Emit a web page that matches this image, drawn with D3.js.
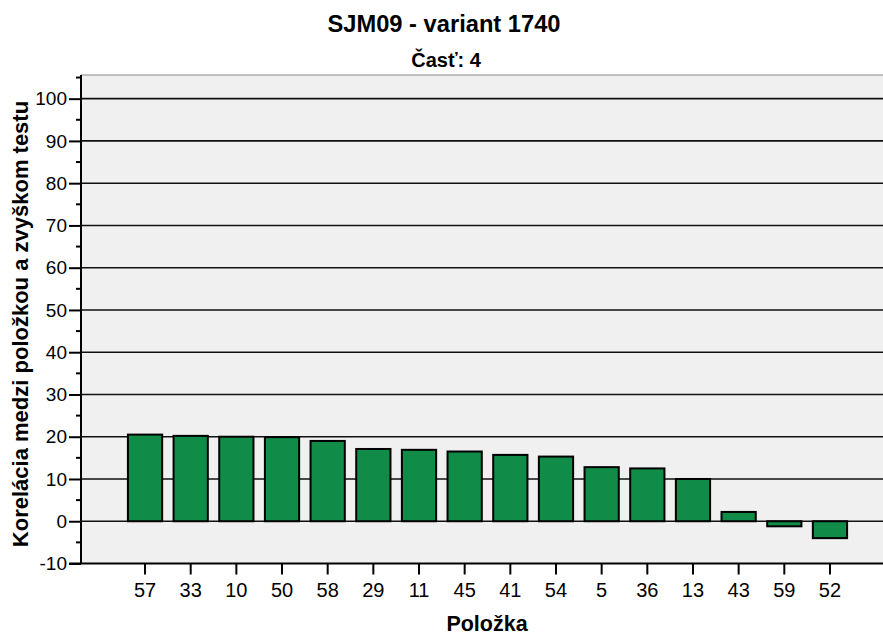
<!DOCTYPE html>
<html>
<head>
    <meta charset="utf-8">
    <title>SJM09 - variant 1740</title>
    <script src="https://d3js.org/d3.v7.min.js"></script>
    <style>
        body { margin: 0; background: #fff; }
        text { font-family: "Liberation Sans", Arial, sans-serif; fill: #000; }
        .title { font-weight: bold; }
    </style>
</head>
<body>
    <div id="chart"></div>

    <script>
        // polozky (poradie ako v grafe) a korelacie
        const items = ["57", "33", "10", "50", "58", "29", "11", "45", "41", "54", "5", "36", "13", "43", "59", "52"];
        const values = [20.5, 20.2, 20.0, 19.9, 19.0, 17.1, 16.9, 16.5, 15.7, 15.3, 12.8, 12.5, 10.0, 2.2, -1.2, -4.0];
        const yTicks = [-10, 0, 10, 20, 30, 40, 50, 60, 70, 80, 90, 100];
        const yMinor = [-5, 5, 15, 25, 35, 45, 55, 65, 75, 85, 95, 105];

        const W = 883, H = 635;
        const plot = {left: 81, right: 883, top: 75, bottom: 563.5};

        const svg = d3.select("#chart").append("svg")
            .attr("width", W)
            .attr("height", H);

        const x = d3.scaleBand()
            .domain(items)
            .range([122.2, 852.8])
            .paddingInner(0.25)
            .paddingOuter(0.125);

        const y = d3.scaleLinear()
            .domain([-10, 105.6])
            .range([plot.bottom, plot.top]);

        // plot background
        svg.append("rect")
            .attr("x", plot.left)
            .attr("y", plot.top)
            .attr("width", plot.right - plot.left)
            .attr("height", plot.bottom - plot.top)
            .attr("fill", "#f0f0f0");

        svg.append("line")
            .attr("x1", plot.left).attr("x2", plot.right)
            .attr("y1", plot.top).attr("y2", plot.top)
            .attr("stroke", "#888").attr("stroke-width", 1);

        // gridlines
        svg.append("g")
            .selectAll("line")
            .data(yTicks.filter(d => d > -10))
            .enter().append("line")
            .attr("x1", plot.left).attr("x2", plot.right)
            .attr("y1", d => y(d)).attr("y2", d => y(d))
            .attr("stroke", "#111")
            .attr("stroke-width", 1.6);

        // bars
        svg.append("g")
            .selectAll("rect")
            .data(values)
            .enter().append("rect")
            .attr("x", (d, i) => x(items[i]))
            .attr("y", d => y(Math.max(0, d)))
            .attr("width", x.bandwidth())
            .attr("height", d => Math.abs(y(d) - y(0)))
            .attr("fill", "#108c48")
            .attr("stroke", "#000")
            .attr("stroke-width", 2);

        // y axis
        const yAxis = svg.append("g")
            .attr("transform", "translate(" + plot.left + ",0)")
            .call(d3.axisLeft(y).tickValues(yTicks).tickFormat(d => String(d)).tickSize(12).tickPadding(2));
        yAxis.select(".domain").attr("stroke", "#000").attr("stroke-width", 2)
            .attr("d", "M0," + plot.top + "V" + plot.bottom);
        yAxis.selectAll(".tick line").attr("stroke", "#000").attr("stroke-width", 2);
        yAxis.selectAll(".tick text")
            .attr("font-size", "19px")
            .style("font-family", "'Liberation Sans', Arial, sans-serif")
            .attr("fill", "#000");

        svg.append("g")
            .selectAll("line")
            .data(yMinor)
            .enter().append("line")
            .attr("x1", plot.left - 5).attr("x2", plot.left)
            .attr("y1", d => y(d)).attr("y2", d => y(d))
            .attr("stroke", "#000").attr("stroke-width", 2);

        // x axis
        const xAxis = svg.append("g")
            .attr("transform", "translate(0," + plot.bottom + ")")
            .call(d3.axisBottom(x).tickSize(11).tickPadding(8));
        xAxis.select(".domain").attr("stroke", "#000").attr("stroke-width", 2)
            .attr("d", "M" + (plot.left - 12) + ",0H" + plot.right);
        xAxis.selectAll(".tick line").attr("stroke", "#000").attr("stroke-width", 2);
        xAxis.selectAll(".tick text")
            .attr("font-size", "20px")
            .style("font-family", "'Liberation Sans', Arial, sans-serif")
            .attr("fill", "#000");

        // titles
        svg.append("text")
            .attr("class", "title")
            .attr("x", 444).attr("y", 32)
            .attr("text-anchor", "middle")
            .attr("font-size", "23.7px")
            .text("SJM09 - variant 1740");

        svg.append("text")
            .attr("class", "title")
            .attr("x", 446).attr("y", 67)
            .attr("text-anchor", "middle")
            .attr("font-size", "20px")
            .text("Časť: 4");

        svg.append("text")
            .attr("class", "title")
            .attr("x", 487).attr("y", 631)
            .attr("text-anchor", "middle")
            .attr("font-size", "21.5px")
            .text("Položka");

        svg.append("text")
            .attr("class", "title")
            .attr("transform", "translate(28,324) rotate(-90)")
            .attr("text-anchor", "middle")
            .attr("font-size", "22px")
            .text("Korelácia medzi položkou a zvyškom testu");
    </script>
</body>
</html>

# Given exercise
Reproduce the whole listing exactly, but not the images in it.

# Answer to the exercise
Emit a web page that matches this image, drawn with D3.js.
<!DOCTYPE html>
<html>
<head>
    <meta charset="utf-8">
    <title>SJM09 - variant 1740</title>
    <script src="https://d3js.org/d3.v7.min.js"></script>
    <style>
        body { margin: 0; background: #fff; }
        text { font-family: "Liberation Sans", Arial, sans-serif; fill: #000; }
        .title { font-weight: bold; }
    </style>
</head>
<body>
    <div id="chart"></div>

    <script>
        // polozky (poradie ako v grafe) a korelacie
        const items = ["57", "33", "10", "50", "58", "29", "11", "45", "41", "54", "5", "36", "13", "43", "59", "52"];
        const values = [20.5, 20.2, 20.0, 19.9, 19.0, 17.1, 16.9, 16.5, 15.7, 15.3, 12.8, 12.5, 10.0, 2.2, -1.2, -4.0];
        const yTicks = [-10, 0, 10, 20, 30, 40, 50, 60, 70, 80, 90, 100];
        const yMinor = [-5, 5, 15, 25, 35, 45, 55, 65, 75, 85, 95, 105];

        const W = 883, H = 635;
        const plot = {left: 81, right: 883, top: 75, bottom: 563.5};

        const svg = d3.select("#chart").append("svg")
            .attr("width", W)
            .attr("height", H);

        const x = d3.scaleBand()
            .domain(items)
            .range([122.2, 852.8])
            .paddingInner(0.25)
            .paddingOuter(0.125);

        const y = d3.scaleLinear()
            .domain([-10, 105.6])
            .range([plot.bottom, plot.top]);

        // plot background
        svg.append("rect")
            .attr("x", plot.left)
            .attr("y", plot.top)
            .attr("width", plot.right - plot.left)
            .attr("height", plot.bottom - plot.top)
            .attr("fill", "#f0f0f0");

        svg.append("line")
            .attr("x1", plot.left).attr("x2", plot.right)
            .attr("y1", plot.top).attr("y2", plot.top)
            .attr("stroke", "#888").attr("stroke-width", 1);

        // gridlines
        svg.append("g")
            .selectAll("line")
            .data(yTicks.filter(d => d > -10))
            .enter().append("line")
            .attr("x1", plot.left).attr("x2", plot.right)
            .attr("y1", d => y(d)).attr("y2", d => y(d))
            .attr("stroke", "#111")
            .attr("stroke-width", 1.6);

        // bars
        svg.append("g")
            .selectAll("rect")
            .data(values)
            .enter().append("rect")
            .attr("x", (d, i) => x(items[i]))
            .attr("y", d => y(Math.max(0, d)))
            .attr("width", x.bandwidth())
            .attr("height", d => Math.abs(y(d) - y(0)))
            .attr("fill", "#108c48")
            .attr("stroke", "#000")
            .attr("stroke-width", 2);

        // y axis
        const yAxis = svg.append("g")
            .attr("transform", "translate(" + plot.left + ",0)")
            .call(d3.axisLeft(y).tickValues(yTicks).tickFormat(d => String(d)).tickSize(12).tickPadding(2));
        yAxis.select(".domain").attr("stroke", "#000").attr("stroke-width", 2)
            .attr("d", "M0," + plot.top + "V" + plot.bottom);
        yAxis.selectAll(".tick line").attr("stroke", "#000").attr("stroke-width", 2);
        yAxis.selectAll(".tick text")
            .attr("font-size", "19px")
            .style("font-family", "'Liberation Sans', Arial, sans-serif")
            .attr("fill", "#000");

        svg.append("g")
            .selectAll("line")
            .data(yMinor)
            .enter().append("line")
            .attr("x1", plot.left - 5).attr("x2", plot.left)
            .attr("y1", d => y(d)).attr("y2", d => y(d))
            .attr("stroke", "#000").attr("stroke-width", 2);

        // x axis
        const xAxis = svg.append("g")
            .attr("transform", "translate(0," + plot.bottom + ")")
            .call(d3.axisBottom(x).tickSize(11).tickPadding(8));
        xAxis.select(".domain").attr("stroke", "#000").attr("stroke-width", 2)
            .attr("d", "M" + (plot.left - 12) + ",0H" + plot.right);
        xAxis.selectAll(".tick line").attr("stroke", "#000").attr("stroke-width", 2);
        xAxis.selectAll(".tick text")
            .attr("font-size", "20px")
            .style("font-family", "'Liberation Sans', Arial, sans-serif")
            .attr("fill", "#000");

        // titles
        svg.append("text")
            .attr("class", "title")
            .attr("x", 444).attr("y", 32)
            .attr("text-anchor", "middle")
            .attr("font-size", "23.7px")
            .text("SJM09 - variant 1740");

        svg.append("text")
            .attr("class", "title")
            .attr("x", 446).attr("y", 67)
            .attr("text-anchor", "middle")
            .attr("font-size", "20px")
            .text("Časť: 4");

        svg.append("text")
            .attr("class", "title")
            .attr("x", 487).attr("y", 631)
            .attr("text-anchor", "middle")
            .attr("font-size", "21.5px")
            .text("Položka");

        svg.append("text")
            .attr("class", "title")
            .attr("transform", "translate(28,324) rotate(-90)")
            .attr("text-anchor", "middle")
            .attr("font-size", "22px")
            .text("Korelácia medzi položkou a zvyškom testu");
    </script>
</body>
</html>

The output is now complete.